QMachine (QM) is a web service for distributed computing. Its design relaxes the usual requirements of a distributed computer so far that it can be powered completely by web browsers – without installing anything. As a model for computation, QM has been detailed in a recent paper, QMachine: commodity supercomputing in web browsers. This manual details QM as a software platform, with particular focuses on how it works, how to use it, and how to contribute to the open-source project.
How it works¶
Most QM-related software falls into two categories. API clients are programs that consume QM’s API, and API servers are programs that provide the API. Web servers represent a third category, however, that is important only for hosting content such as the browser client library.

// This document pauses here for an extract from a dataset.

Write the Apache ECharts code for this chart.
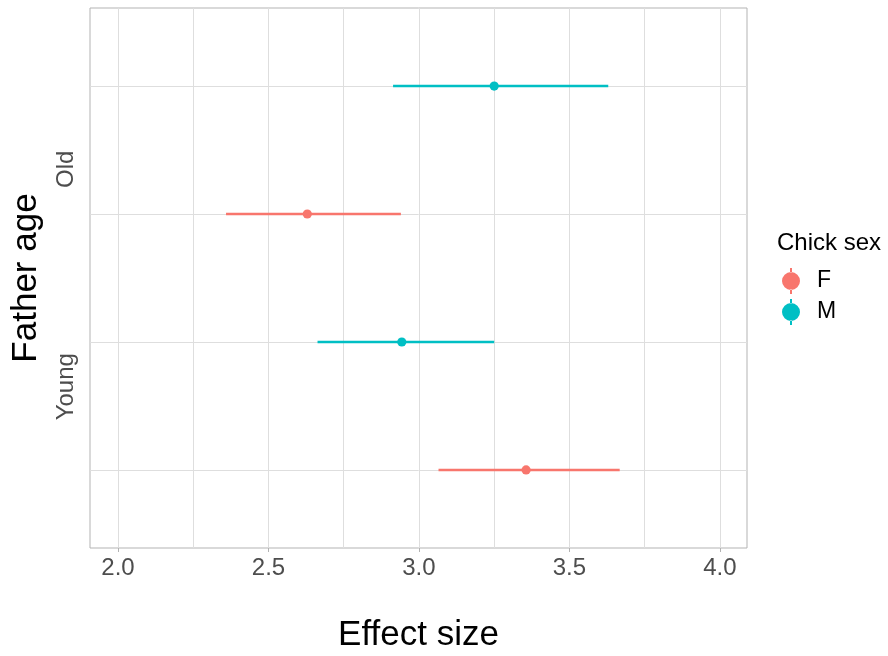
<!DOCTYPE html>
<html>
<head>
<meta charset="utf-8">
<script src="https://cdn.jsdelivr.net/npm/echarts@6/dist/echarts.min.js"></script>
<style>
  html, body { margin: 0; padding: 0; background: #fff; }
  #main { width: 888px; height: 656px; }
</style>
</head>
<body>
<div id="main"></div>
<script>
// Effect size by father age and chick sex (point estimate + interval)

var ages = ['Young', 'Old'];
var sexes = ['F', 'M'];
var sexColors = ['#F8766D', '#00BFC4'];

// row on the y scale for each age/sex combination
var rowF = [1, 3];
var rowM = [2, 4];

var estF = [3.356, 2.629];
var lowF = [3.065, 2.359];
var highF = [3.667, 2.940];

var estM = [2.943, 3.250];
var lowM = [2.663, 2.914];
var highM = [3.250, 3.629];

var xTicks = [2.0, 2.5, 3.0, 3.5, 4.0];
var xGrid = [2.0, 2.25, 2.5, 2.75, 3.0, 3.25, 3.5, 3.75, 4.0];
var yGrid = [1, 2, 3, 4];
var yLabelPos = [1.65, 3.35];

function rows(row, low, est, high) {
  return row.map(function (r, i) { return [low[i], est[i], high[i], r]; });
}

function renderRange(params, api) {
  var y = api.value(3);
  var a = api.coord([api.value(0), y]);
  var m = api.coord([api.value(1), y]);
  var b = api.coord([api.value(2), y]);
  var color = api.visual('color');
  return {
    type: 'group',
    children: [
      { type: 'line', shape: { x1: a[0], y1: a[1], x2: b[0], y2: b[1] },
        style: { stroke: color, lineWidth: 2.5 } },
      { type: 'circle', shape: { cx: m[0], cy: m[1], r: 4.6 },
        style: { fill: color } }
    ]
  };
}

// pointrange key glyph: dot with short vertical stubs above and below
var legendIcon = 'path://M8,0h2v4.5h-2z M8,21.5h2v4.5h-2z M0,13a9,9 0 1,0 18,0a9,9 0 1,0 -18,0z';

var myChart = echarts.init(document.getElementById('main'));

var option = {
  backgroundColor: '#ffffff',
  animation: false,
  title: {
    text: 'Chick sex',
    left: 772,
    top: 226,
    textStyle: { fontSize: 24, fontWeight: 'normal', color: '#000', fontFamily: 'Liberation Sans' }
  },
  legend: {
    orient: 'vertical',
    left: 782,
    top: 268,
    padding: 0,
    itemWidth: 18,
    itemHeight: 26,
    itemGap: 5,
    data: sexes.map(function (s) { return { name: s, icon: legendIcon }; }),
    textStyle: { fontSize: 23, color: '#000', fontFamily: 'Liberation Sans', padding: [0, 0, 0, 12] }
  },
  grid: {
    left: 90, right: 141, top: 8, bottom: 108,
    containLabel: false,
    outerBoundsMode: 'none',
    show: true,
    borderColor: '#B3B3B3',
    borderWidth: 1,
    backgroundColor: '#ffffff'
  },
  xAxis: [
    {
      type: 'value',
      min: 1.907,
      max: 4.09,
      name: 'Effect size',
      nameLocation: 'middle',
      nameGap: 70,
      nameTextStyle: { fontSize: 35, color: '#000', fontFamily: 'Liberation Sans' },
      axisLine: { show: false },
      axisTick: { show: true, customValues: xTicks, length: 4, lineStyle: { color: '#B3B3B3' } },
      axisLabel: {
        customValues: xTicks,
        fontSize: 24,
        color: '#4D4D4D',
        fontFamily: 'Liberation Sans',
        margin: 8,
        formatter: function (v) { return v.toFixed(1); }
      },
      splitLine: { show: false }
    },
    {
      type: 'value',
      min: 1.907,
      max: 4.09,
      position: 'bottom',
      axisLine: { show: false },
      axisTick: { show: false, customValues: xGrid },
      axisLabel: { show: false },
      splitLine: { show: true, lineStyle: { color: '#DEDEDE', width: 1 } }
    }
  ],
  yAxis: {
    type: 'value',
    min: 0.39,
    max: 4.61,
    name: 'Father age',
    nameLocation: 'middle',
    nameGap: 46,
    nameTextStyle: { fontSize: 35, color: '#000', fontFamily: 'Liberation Sans' },
    axisLine: { show: false },
    axisTick: { show: false, customValues: yGrid },
    axisLabel: {
      customValues: yLabelPos,
      rotate: 90,
      fontSize: 24,
      color: '#4D4D4D',
      fontFamily: 'Liberation Sans',
      margin: 12,
      formatter: function (v) { return v < 2.5 ? ages[0] : ages[1]; }
    },
    splitLine: { show: true, lineStyle: { color: '#DEDEDE', width: 1 } }
  },
  series: [
    {
      name: sexes[0],
      type: 'custom',
      color: sexColors[0],
      renderItem: renderRange,
      encode: { x: [0, 1, 2], y: 3 },
      data: rows(rowF, lowF, estF, highF),
      z: 3
    },
    {
      name: sexes[1],
      type: 'custom',
      color: sexColors[1],
      renderItem: renderRange,
      encode: { x: [0, 1, 2], y: 3 },
      data: rows(rowM, lowM, estM, highM),
      z: 3
    }
  ]
};

myChart.setOption(option);
</script>
</body>
</html>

An API server, by way of contrast, is a program that provides QM’s API by listening for and responding to specific HTTP requests, as defined by QM’s HTTP API. There are two implementations to choose from: the original reference version written in Node.js and the “teaching version” written in Ruby. The Node.js version is recommended for production.
For convenience in hosting, basic web servers are packaged alongside the API servers. A web server listens for and responds to HTTP requests for files and other resources that are published online. A web server is not strictly necessary as part of QM, but it is useful for making the browser client available to web browsers. The web servers bundled with the API servers are present only for convenience, and it is trivial to use off-the-shelf web servers like Apache or Nginx instead. (In fact, QM’s own homepage uses Nginx.)